More progressive taxes slightly reduce inequality on their own (by raising more from those who have more) and generate revenue that can be spent on basics that help children and families. The authors name targeted refundable tax credits, health care spending, home visiting, and food aid as spending priorities proven to reduce poverty and help babies thrive. They also cite reforms outside of fiscal policy, like higher minimum wages and paid leave requirements, that can improve babies’ health and lives.

Infants in the United States are less likely to survive than babies in any other wealthy nation. In 2019, for every 1,000 live births in the U.S., 5.7 babies died before their first birthday, compared to 1.9 in Japan, 2.1 in Sweden, and 3.2 in Germany. And, as with so many tragic, preventable American failings, the numbers are bad for babies of all races and even worse for Black babies, who are more than twice as likely to die before age one than white, Asian-American, or Hispanic babies of any race.

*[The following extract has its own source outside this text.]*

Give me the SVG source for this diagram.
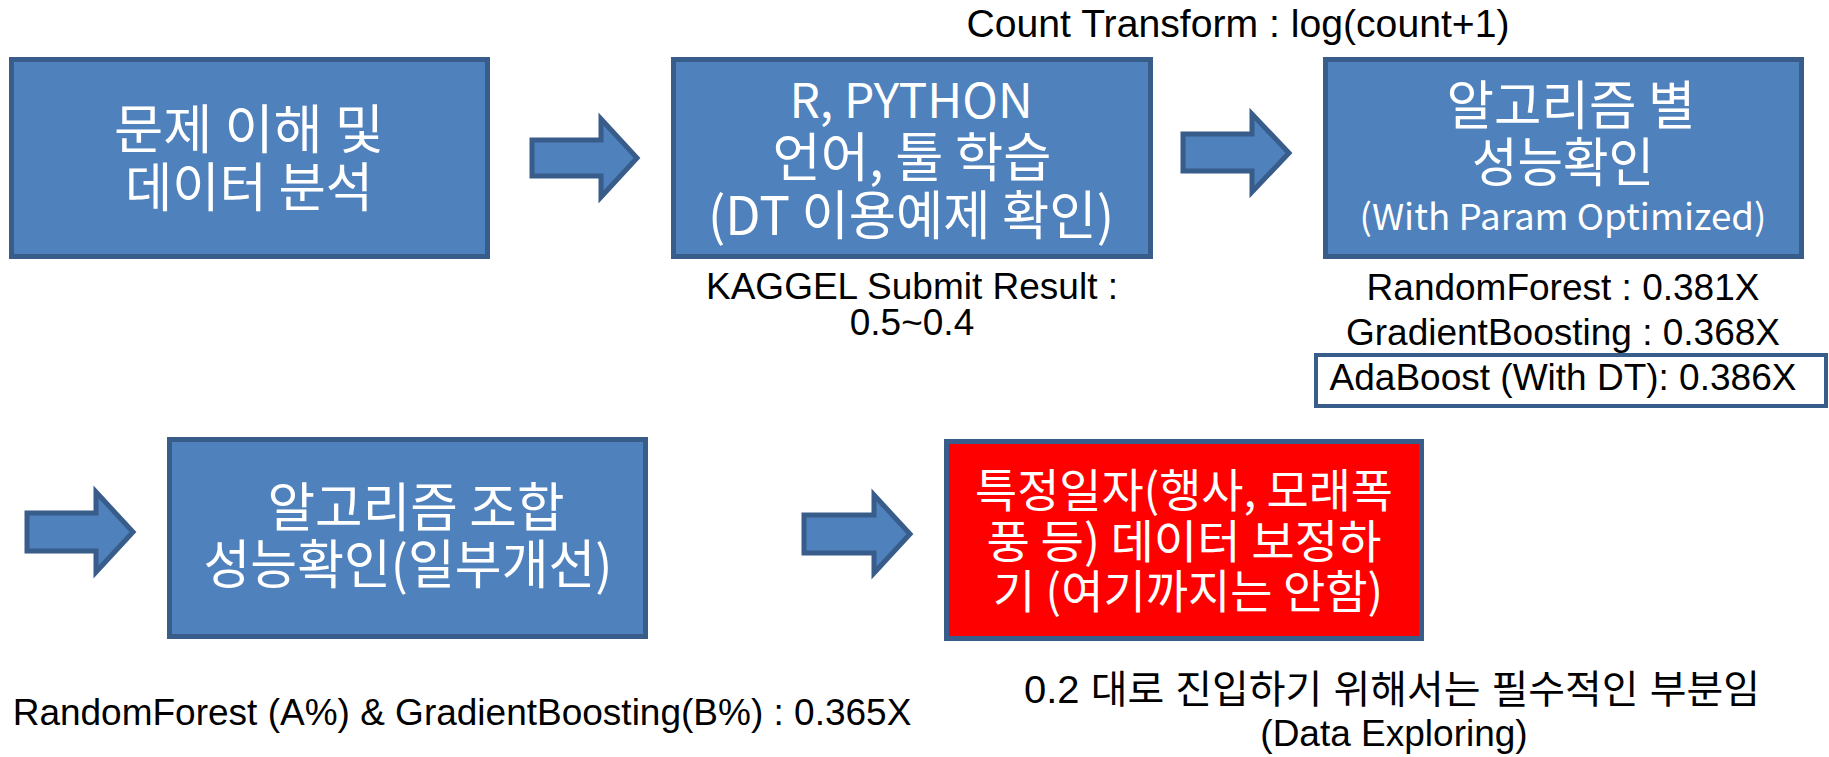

The study examined the data in every state for every year that ITEP has produced its Who Pays? report. This added up to 300 state-years (50 states and six different years). Tax policy was regressive in almost all these state-years.

The authors argue that meaningful reductions in infant mortality require both more revenue and increased tax progressivity, and that doing one without doing the other will be insufficient. Fortunately ITEP has an extensive toolkit describing how to raise more state tax revenue, raise more of it from wealthy people, raise more of it from businesses, and do so in a way that improves the economy.

Policy matters. We know this intuitively. This simple, elegant study connects the dots in an understated way. The authors conclude that taxes are an “important, modifiable social determinant of health that deserves greater attention from researchers, advocates, and policymakers.” Understated, but also mind-boggling and heart-tugging if you stop to think about it.

This is a tough country with sharp divisions on too many things. But regardless of where we are on the political spectrum, it seems the bare minimum to say everyone wants babies to make it to toddlerhood. Jean Junior and her coauthors have given us a rare roadmap that we should all agree on. If we want to see more first birthday parties, we should raise more revenue and we should do it from those most able to pay.

Update May 3, 2023: This post has been edited to remove an erroneous claim that infant mortality for non-Hispanic Black babies declined when more revenue was raised.